Fiber and mixed-media artists often turn to hand stitching, a tradition that harks back for millennia. Using stitch as accent marks in their compositions, they savor the texture and idiosyncrasy of the thread laid down by hand. The Dutch photographer, Jackie Mulder, for example, integrates stitch as a distinctive component into “Thought Trails,” her series of photography-based collages. British fiber artists Claire Benn and Helen Terry prominently use hand stitching for mark making. Indeed, hand stitching is having a renaissance because of the slow-stitch movement spear-headed by Claire Wellesley-Smith. Susan Brandeis even opens her magisterial book, The Intentional Thread: A Guide to Drawing, Gesture, and Color in Stitch (2019), with the admonition: “We live in a world where everything, from commerce to transportation to information, moves faster and faster. But the absence of speed in the handmade stands in opposition to that hurry, offers an antidote to frenzy and commotion, and is one of the reasons I love handwork. I am drawn to the ‘meditative’ quality of working slowly at human (rather than machine) speed” (p. 6). And I tried…
My work does, indeed, contain some hand stitching, but I use it sparingly, both for aesthetic reasons and because of the developing arthritis in my fingers. Hand stitching can hurt (and I don’t mean finger pricks). Aesthetically speaking, hand stitching clamors for attention. French knots and long stitches with gorgeous pearl cottons have a strong visual and textural presence that can add powerful accents, but they can also overwhelm the cloth. I have done quite a bit of reverse sewing (aka unpicking) after having added too much hand stitching. It is a splendid tool, however, and I do enjoy wielding it, albeit sparsely.

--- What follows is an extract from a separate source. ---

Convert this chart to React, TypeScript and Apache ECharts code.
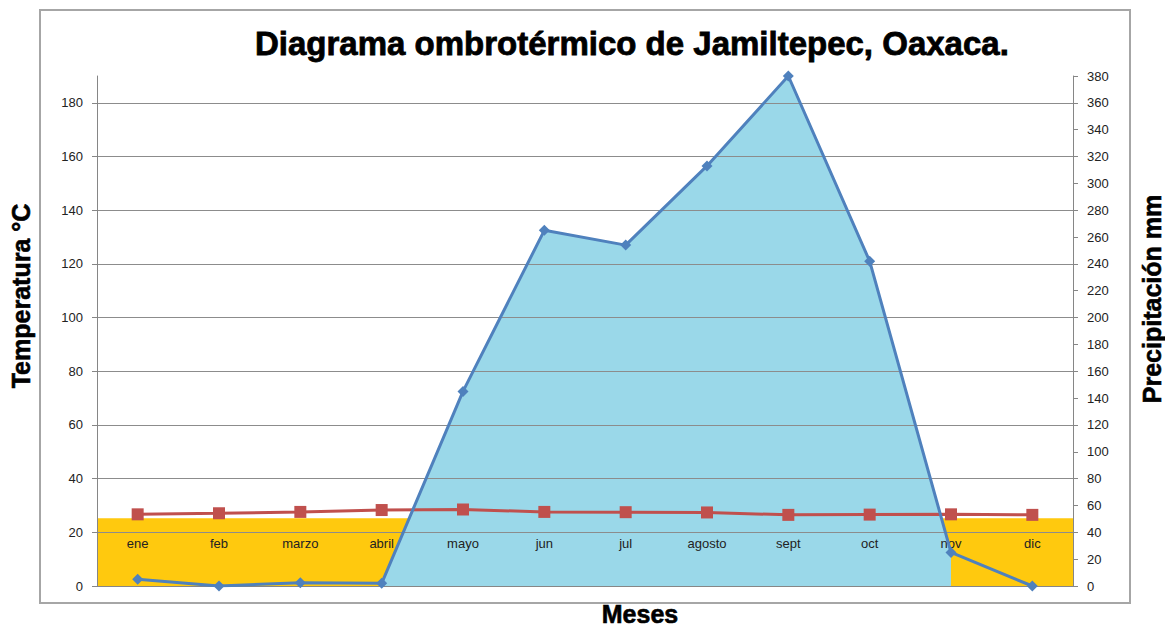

It is not the much maligned “machine speed” that has me turn to my trusted Bernina as a fiber-based drawing tool, but the extraordinary richness of stitch-making that it offers. Sometimes, all a piece needs is an overall effect, merging the layers into a new cloth, one that translates the texture of weaving into stitched fiber art. I love the textural quality that matchstick-quilting creates, a kind of warp thread that turns the cloth into the patterned weft. In a recent piece, Augenmusik (eye-music), I modified the stitch by grouping five lines together as if they were hand-drawn music staves. This form of mark-making is unique to machine stitching: the smooth line created by the entangled top- and bobbin-threads cannot be replicated by hand.
In many of my pieces, stitch draws on textures of the natural world: grasses, water, bark, sand, clouds. Stitch has the power to evoke these elements through abstracted shapes that reference visual patterns that we encounter in nature but does not strive to replicate it. Stitch is its own medium. In the end, it is neither pen nor paint brush. When Cas Holmes creates what she calls “stitch-scapes”—small pieces of fiber collage that serve as sketches for her textile landscapes—she turns her sewing machine into a textile-specific drafting tool (Textile Landscape: Painting with Cloth in Mixed Media, p. 24–25). By contrasting the abstract with the evocative, I can create particularly complex marks in fiber art that push the abstracted even when evoking the representational, as in the shift from match-stick quilting to a rugged pattern evoking choppy water in Blue Sun: Heron. Using evocative stitch can also highlight areas that remain unmarked by thread, deliberately smooth and flat against the adjacent ripples of a stitched section.
Both Blue Sun: Heron and Ghost Forest #3 integrate stitching in another manner completely unique to working with a sewing machine: that of what could be described as “thread art.” The Australian fiber artist, Meredith Woolnough, calls it embroidered art. By stitching on a dissolvable stabilizer, she creates magnificent filigree pieces just with thread. I adapted this technique to create recognizable (through not realistic) components for my artworks, whether a heron or a tree trunk. Moreover, stitching on dissolvable stabilizer also allows me to create thread nets that can create texture, together with painted cheesecloth and needle-punched silk and wool.
Writing this post drove home to what extent I use the creative possibilities of stitch to make marks and to generate texture are extraordinarily extensive. What a gift stitching offers to artists! The medium itself is multidimensional both in its visual allure and its tactile character, which may explain why I started this post with the words: stitch is my joy!